**Aim of the task:** Repeat each entry as written and leave the images out of the copy.

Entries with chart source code
========================================

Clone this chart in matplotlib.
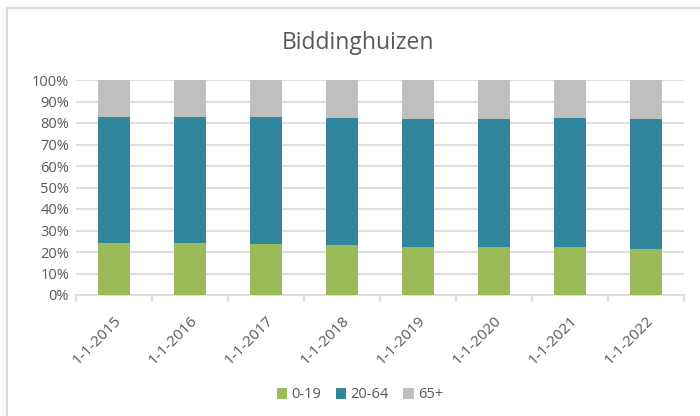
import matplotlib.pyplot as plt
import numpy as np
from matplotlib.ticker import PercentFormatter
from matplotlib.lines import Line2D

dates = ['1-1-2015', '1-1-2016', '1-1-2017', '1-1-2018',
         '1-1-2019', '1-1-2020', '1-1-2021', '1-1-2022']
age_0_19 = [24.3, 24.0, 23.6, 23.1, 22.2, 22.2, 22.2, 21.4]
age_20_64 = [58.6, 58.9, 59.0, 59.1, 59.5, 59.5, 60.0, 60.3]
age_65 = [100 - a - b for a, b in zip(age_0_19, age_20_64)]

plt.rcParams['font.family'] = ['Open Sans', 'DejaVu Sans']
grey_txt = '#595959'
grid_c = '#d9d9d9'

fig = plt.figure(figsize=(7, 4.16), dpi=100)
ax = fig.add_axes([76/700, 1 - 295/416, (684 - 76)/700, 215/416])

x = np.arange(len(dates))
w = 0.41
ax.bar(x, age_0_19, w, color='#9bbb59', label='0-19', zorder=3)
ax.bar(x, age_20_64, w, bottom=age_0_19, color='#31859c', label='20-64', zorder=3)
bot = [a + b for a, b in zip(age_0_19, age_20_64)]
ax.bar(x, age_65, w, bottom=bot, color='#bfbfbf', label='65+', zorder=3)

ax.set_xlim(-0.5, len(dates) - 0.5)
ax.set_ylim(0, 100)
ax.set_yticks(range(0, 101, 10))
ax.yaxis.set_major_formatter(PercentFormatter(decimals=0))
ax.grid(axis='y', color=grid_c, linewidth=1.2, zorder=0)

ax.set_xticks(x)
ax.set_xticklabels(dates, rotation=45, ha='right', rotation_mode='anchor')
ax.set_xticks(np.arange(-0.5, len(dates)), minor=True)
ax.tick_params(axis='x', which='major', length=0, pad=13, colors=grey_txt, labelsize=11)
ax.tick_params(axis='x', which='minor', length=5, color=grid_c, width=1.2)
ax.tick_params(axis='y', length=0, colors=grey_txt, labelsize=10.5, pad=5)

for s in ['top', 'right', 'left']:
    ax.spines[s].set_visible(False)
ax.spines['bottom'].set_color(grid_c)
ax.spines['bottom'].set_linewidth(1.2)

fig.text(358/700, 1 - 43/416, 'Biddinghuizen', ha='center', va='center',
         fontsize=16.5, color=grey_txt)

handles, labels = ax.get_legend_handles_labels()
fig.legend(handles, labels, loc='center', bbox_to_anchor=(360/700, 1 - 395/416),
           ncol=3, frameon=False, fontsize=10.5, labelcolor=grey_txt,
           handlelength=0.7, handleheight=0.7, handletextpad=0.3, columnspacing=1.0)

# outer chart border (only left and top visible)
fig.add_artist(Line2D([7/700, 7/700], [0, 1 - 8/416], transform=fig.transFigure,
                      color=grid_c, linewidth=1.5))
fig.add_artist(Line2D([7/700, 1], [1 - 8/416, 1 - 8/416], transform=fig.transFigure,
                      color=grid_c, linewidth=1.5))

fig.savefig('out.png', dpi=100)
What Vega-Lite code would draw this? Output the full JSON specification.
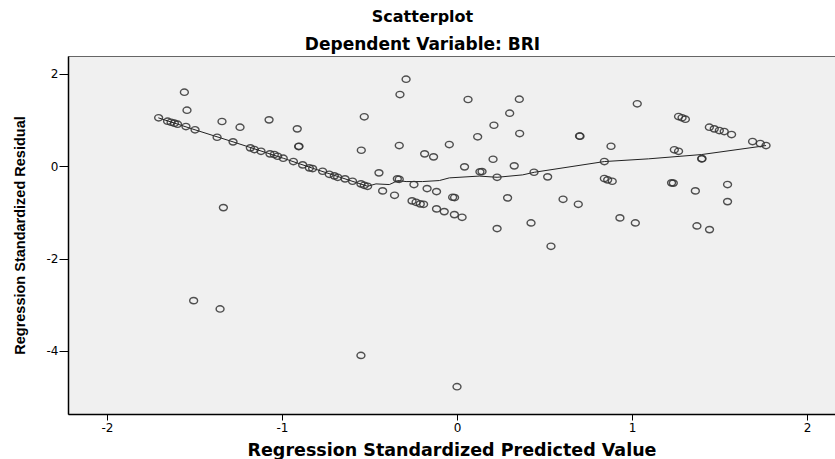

========================================

**Completed exercise:**
Clone this chart in matplotlib.
import matplotlib.pyplot as plt
import numpy as np
from matplotlib.ticker import PercentFormatter
from matplotlib.lines import Line2D

dates = ['1-1-2015', '1-1-2016', '1-1-2017', '1-1-2018',
         '1-1-2019', '1-1-2020', '1-1-2021', '1-1-2022']
age_0_19 = [24.3, 24.0, 23.6, 23.1, 22.2, 22.2, 22.2, 21.4]
age_20_64 = [58.6, 58.9, 59.0, 59.1, 59.5, 59.5, 60.0, 60.3]
age_65 = [100 - a - b for a, b in zip(age_0_19, age_20_64)]

plt.rcParams['font.family'] = ['Open Sans', 'DejaVu Sans']
grey_txt = '#595959'
grid_c = '#d9d9d9'

fig = plt.figure(figsize=(7, 4.16), dpi=100)
ax = fig.add_axes([76/700, 1 - 295/416, (684 - 76)/700, 215/416])

x = np.arange(len(dates))
w = 0.41
ax.bar(x, age_0_19, w, color='#9bbb59', label='0-19', zorder=3)
ax.bar(x, age_20_64, w, bottom=age_0_19, color='#31859c', label='20-64', zorder=3)
bot = [a + b for a, b in zip(age_0_19, age_20_64)]
ax.bar(x, age_65, w, bottom=bot, color='#bfbfbf', label='65+', zorder=3)

ax.set_xlim(-0.5, len(dates) - 0.5)
ax.set_ylim(0, 100)
ax.set_yticks(range(0, 101, 10))
ax.yaxis.set_major_formatter(PercentFormatter(decimals=0))
ax.grid(axis='y', color=grid_c, linewidth=1.2, zorder=0)

ax.set_xticks(x)
ax.set_xticklabels(dates, rotation=45, ha='right', rotation_mode='anchor')
ax.set_xticks(np.arange(-0.5, len(dates)), minor=True)
ax.tick_params(axis='x', which='major', length=0, pad=13, colors=grey_txt, labelsize=11)
ax.tick_params(axis='x', which='minor', length=5, color=grid_c, width=1.2)
ax.tick_params(axis='y', length=0, colors=grey_txt, labelsize=10.5, pad=5)

for s in ['top', 'right', 'left']:
    ax.spines[s].set_visible(False)
ax.spines['bottom'].set_color(grid_c)
ax.spines['bottom'].set_linewidth(1.2)

fig.text(358/700, 1 - 43/416, 'Biddinghuizen', ha='center', va='center',
         fontsize=16.5, color=grey_txt)

handles, labels = ax.get_legend_handles_labels()
fig.legend(handles, labels, loc='center', bbox_to_anchor=(360/700, 1 - 395/416),
           ncol=3, frameon=False, fontsize=10.5, labelcolor=grey_txt,
           handlelength=0.7, handleheight=0.7, handletextpad=0.3, columnspacing=1.0)

# outer chart border (only left and top visible)
fig.add_artist(Line2D([7/700, 7/700], [0, 1 - 8/416], transform=fig.transFigure,
                      color=grid_c, linewidth=1.5))
fig.add_artist(Line2D([7/700, 1], [1 - 8/416, 1 - 8/416], transform=fig.transFigure,
                      color=grid_c, linewidth=1.5))

fig.savefig('out.png', dpi=100)
What Vega-Lite code would draw this? Output the full JSON specification.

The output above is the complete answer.